▶ **Information shown**:
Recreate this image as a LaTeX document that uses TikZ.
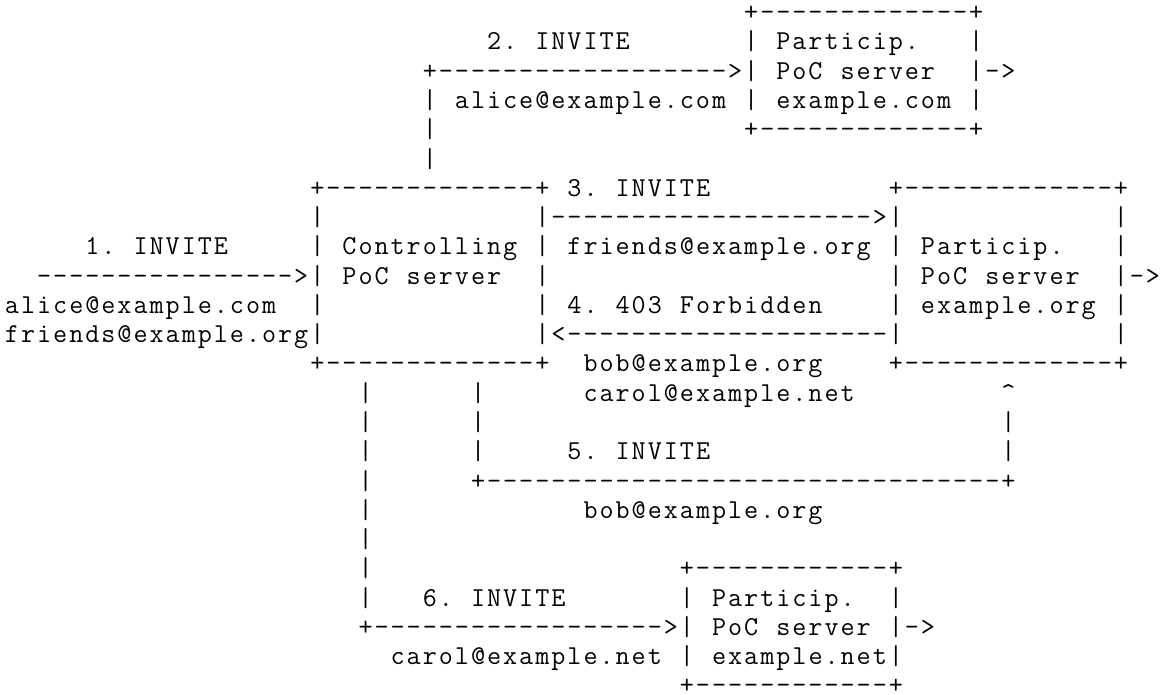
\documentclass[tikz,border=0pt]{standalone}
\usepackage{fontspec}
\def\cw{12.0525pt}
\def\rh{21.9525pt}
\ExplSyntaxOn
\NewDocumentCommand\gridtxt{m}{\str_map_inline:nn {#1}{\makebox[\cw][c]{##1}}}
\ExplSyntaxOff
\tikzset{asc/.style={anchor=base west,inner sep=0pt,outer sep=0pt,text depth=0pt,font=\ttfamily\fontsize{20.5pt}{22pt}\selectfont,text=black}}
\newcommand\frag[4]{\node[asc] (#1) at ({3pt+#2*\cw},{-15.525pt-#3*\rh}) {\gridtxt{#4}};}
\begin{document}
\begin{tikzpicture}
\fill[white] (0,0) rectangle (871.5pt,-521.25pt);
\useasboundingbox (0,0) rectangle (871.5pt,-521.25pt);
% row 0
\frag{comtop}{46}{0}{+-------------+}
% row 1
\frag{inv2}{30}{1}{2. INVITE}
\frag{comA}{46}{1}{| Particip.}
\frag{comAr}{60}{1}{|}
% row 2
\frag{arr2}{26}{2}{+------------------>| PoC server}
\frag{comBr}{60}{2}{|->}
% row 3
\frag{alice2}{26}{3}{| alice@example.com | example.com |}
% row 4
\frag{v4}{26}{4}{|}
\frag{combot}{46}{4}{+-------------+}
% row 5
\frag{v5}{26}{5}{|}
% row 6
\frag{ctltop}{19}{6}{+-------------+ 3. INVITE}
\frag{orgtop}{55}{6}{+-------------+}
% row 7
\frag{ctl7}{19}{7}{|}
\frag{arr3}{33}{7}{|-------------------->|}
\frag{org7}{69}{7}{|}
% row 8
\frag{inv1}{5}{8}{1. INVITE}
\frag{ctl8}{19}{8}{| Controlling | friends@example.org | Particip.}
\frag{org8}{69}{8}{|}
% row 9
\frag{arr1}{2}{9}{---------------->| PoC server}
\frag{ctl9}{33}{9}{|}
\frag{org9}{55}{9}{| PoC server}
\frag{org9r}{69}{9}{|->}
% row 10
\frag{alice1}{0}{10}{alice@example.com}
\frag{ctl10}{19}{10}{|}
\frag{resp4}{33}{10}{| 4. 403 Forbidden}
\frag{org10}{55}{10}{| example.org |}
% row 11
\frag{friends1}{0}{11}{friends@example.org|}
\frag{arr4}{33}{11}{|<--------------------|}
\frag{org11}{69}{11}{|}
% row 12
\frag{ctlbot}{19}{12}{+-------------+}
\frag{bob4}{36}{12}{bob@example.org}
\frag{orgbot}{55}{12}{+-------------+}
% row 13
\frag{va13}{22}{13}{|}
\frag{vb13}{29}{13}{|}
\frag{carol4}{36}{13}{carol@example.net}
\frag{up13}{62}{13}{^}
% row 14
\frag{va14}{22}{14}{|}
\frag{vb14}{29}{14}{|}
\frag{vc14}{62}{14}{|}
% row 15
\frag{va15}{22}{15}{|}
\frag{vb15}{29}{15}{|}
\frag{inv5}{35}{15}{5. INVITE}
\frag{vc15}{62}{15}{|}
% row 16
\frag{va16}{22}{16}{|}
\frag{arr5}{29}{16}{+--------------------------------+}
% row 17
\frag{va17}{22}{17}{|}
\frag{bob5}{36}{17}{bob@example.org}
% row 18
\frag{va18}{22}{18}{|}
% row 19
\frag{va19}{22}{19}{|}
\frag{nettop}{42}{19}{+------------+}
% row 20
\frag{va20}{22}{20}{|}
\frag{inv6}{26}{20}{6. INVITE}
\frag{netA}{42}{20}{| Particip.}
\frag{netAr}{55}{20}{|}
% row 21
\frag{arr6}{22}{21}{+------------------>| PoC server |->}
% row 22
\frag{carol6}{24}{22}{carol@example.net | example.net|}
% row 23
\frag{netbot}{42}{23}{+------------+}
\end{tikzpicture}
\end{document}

▶ **Requirement**:
Your task is an exact transcription of all the data, minus the pictures.

▶ **Result of the exercise**:
Recreate this image as a LaTeX document that uses TikZ.
\documentclass[tikz,border=0pt]{standalone}
\usepackage{fontspec}
\def\cw{12.0525pt}
\def\rh{21.9525pt}
\ExplSyntaxOn
\NewDocumentCommand\gridtxt{m}{\str_map_inline:nn {#1}{\makebox[\cw][c]{##1}}}
\ExplSyntaxOff
\tikzset{asc/.style={anchor=base west,inner sep=0pt,outer sep=0pt,text depth=0pt,font=\ttfamily\fontsize{20.5pt}{22pt}\selectfont,text=black}}
\newcommand\frag[4]{\node[asc] (#1) at ({3pt+#2*\cw},{-15.525pt-#3*\rh}) {\gridtxt{#4}};}
\begin{document}
\begin{tikzpicture}
\fill[white] (0,0) rectangle (871.5pt,-521.25pt);
\useasboundingbox (0,0) rectangle (871.5pt,-521.25pt);
% row 0
\frag{comtop}{46}{0}{+-------------+}
% row 1
\frag{inv2}{30}{1}{2. INVITE}
\frag{comA}{46}{1}{| Particip.}
\frag{comAr}{60}{1}{|}
% row 2
\frag{arr2}{26}{2}{+------------------>| PoC server}
\frag{comBr}{60}{2}{|->}
% row 3
\frag{alice2}{26}{3}{| alice@example.com | example.com |}
% row 4
\frag{v4}{26}{4}{|}
\frag{combot}{46}{4}{+-------------+}
% row 5
\frag{v5}{26}{5}{|}
% row 6
\frag{ctltop}{19}{6}{+-------------+ 3. INVITE}
\frag{orgtop}{55}{6}{+-------------+}
% row 7
\frag{ctl7}{19}{7}{|}
\frag{arr3}{33}{7}{|-------------------->|}
\frag{org7}{69}{7}{|}
% row 8
\frag{inv1}{5}{8}{1. INVITE}
\frag{ctl8}{19}{8}{| Controlling | friends@example.org | Particip.}
\frag{org8}{69}{8}{|}
% row 9
\frag{arr1}{2}{9}{---------------->| PoC server}
\frag{ctl9}{33}{9}{|}
\frag{org9}{55}{9}{| PoC server}
\frag{org9r}{69}{9}{|->}
% row 10
\frag{alice1}{0}{10}{alice@example.com}
\frag{ctl10}{19}{10}{|}
\frag{resp4}{33}{10}{| 4. 403 Forbidden}
\frag{org10}{55}{10}{| example.org |}
% row 11
\frag{friends1}{0}{11}{friends@example.org|}
\frag{arr4}{33}{11}{|<--------------------|}
\frag{org11}{69}{11}{|}
% row 12
\frag{ctlbot}{19}{12}{+-------------+}
\frag{bob4}{36}{12}{bob@example.org}
\frag{orgbot}{55}{12}{+-------------+}
% row 13
\frag{va13}{22}{13}{|}
\frag{vb13}{29}{13}{|}
\frag{carol4}{36}{13}{carol@example.net}
\frag{up13}{62}{13}{^}
% row 14
\frag{va14}{22}{14}{|}
\frag{vb14}{29}{14}{|}
\frag{vc14}{62}{14}{|}
% row 15
\frag{va15}{22}{15}{|}
\frag{vb15}{29}{15}{|}
\frag{inv5}{35}{15}{5. INVITE}
\frag{vc15}{62}{15}{|}
% row 16
\frag{va16}{22}{16}{|}
\frag{arr5}{29}{16}{+--------------------------------+}
% row 17
\frag{va17}{22}{17}{|}
\frag{bob5}{36}{17}{bob@example.org}
% row 18
\frag{va18}{22}{18}{|}
% row 19
\frag{va19}{22}{19}{|}
\frag{nettop}{42}{19}{+------------+}
% row 20
\frag{va20}{22}{20}{|}
\frag{inv6}{26}{20}{6. INVITE}
\frag{netA}{42}{20}{| Particip.}
\frag{netAr}{55}{20}{|}
% row 21
\frag{arr6}{22}{21}{+------------------>| PoC server |->}
% row 22
\frag{carol6}{24}{22}{carol@example.net | example.net|}
% row 23
\frag{netbot}{42}{23}{+------------+}
\end{tikzpicture}
\end{document}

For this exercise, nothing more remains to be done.